Cloudflare outage on November 18, 2025
A database permissions change caused Cloudflare's Bot Management feature file to double in size, exceeding a hardcoded limit and crashing their global network for 6 hours—their worst outage since 2019.
Read Original Summary used for search
TLDR
• A ClickHouse database permissions update caused queries to return duplicate metadata rows, doubling a Bot Management feature file from ~60 to >200 features
• The proxy code had a hardcoded 200-feature limit for memory preallocation—when exceeded, it panicked with unhandled errors, returning 5xx responses globally
• Intermittent failures (good/bad files generated every 5 minutes) initially made the team suspect a DDoS attack, especially when their status page coincidentally went down
• The fix: stopped bad file generation, manually inserted a known-good file, and force-restarted the core proxy—traffic recovered after 6 hours
• Root cause was treating internal config files as trusted input rather than validating them like user input, plus lack of graceful error handling for limit violations
In Detail
On November 18, 2025, Cloudflare experienced its worst outage since 2019 when a database permissions change triggered a cascade of failures across their global network. The incident began at 11:05 UTC when engineers made a change to ClickHouse database permissions to improve security—allowing users to see metadata for underlying tables in addition to distributed tables. This seemingly benign change had an unexpected consequence: queries that previously returned only "default" database columns now also returned "r0" database columns, effectively doubling the result set.

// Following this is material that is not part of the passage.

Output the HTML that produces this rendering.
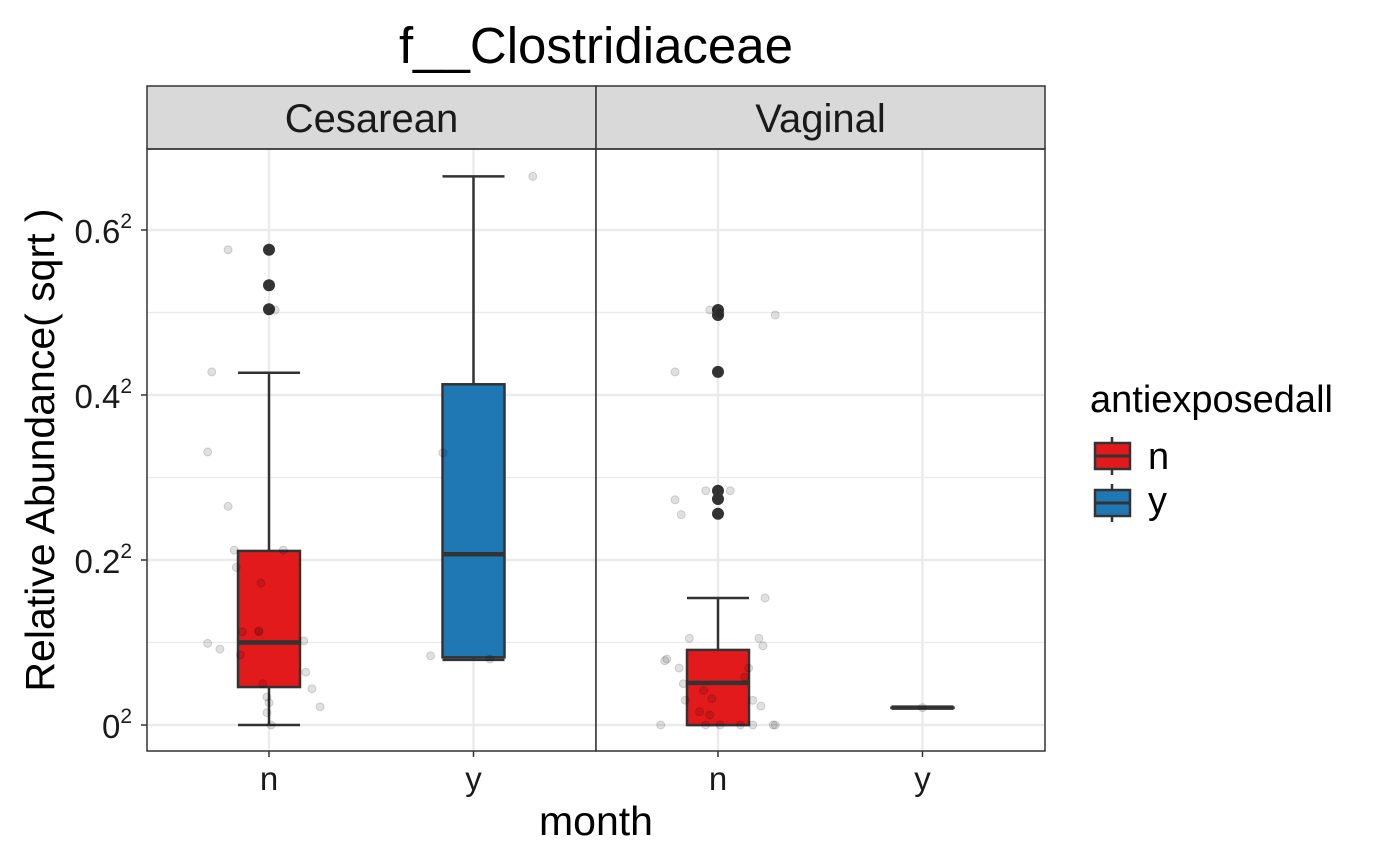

This mattered because the Bot Management system used such a query to generate a "feature file" every five minutes—a configuration file containing machine learning features used to score bot traffic. The duplicate rows caused the file to balloon from ~60 features to over 200. The problem: Cloudflare's FL2 proxy had a hardcoded limit of 200 features for memory preallocation. When the oversized file was distributed globally, the Rust code hit this limit and panicked with an unhandled error, causing 5xx responses for any traffic touching the bots module.
The debugging process was complicated by intermittent failures—because the ClickHouse cluster was being gradually updated, the query sometimes hit updated nodes (generating bad files) and sometimes hit old nodes (generating good files). This created a pattern of the network failing and recovering every five minutes, which led the team to initially suspect a DDoS attack, especially when their external status page coincidentally went down. The team ultimately identified the root cause, stopped the bad file generation, manually inserted a known-good file, and force-restarted the proxy. Full recovery took until 17:06 UTC.
The post-mortem reveals several systemic failures: treating internally-generated config files as trusted rather than validated input, using hardcoded limits without graceful degradation, and having error handling that consumed excessive CPU when triggered at scale. Cloudflare's remediation plan includes hardening config file ingestion, adding global kill switches for features, preventing error reporting from overwhelming resources, and reviewing failure modes across all proxy modules. The transparency of this analysis—including showing the exact Rust code that panicked—demonstrates how complex distributed systems fail not from attacks or hardware issues, but from subtle interactions between components that seem unrelated.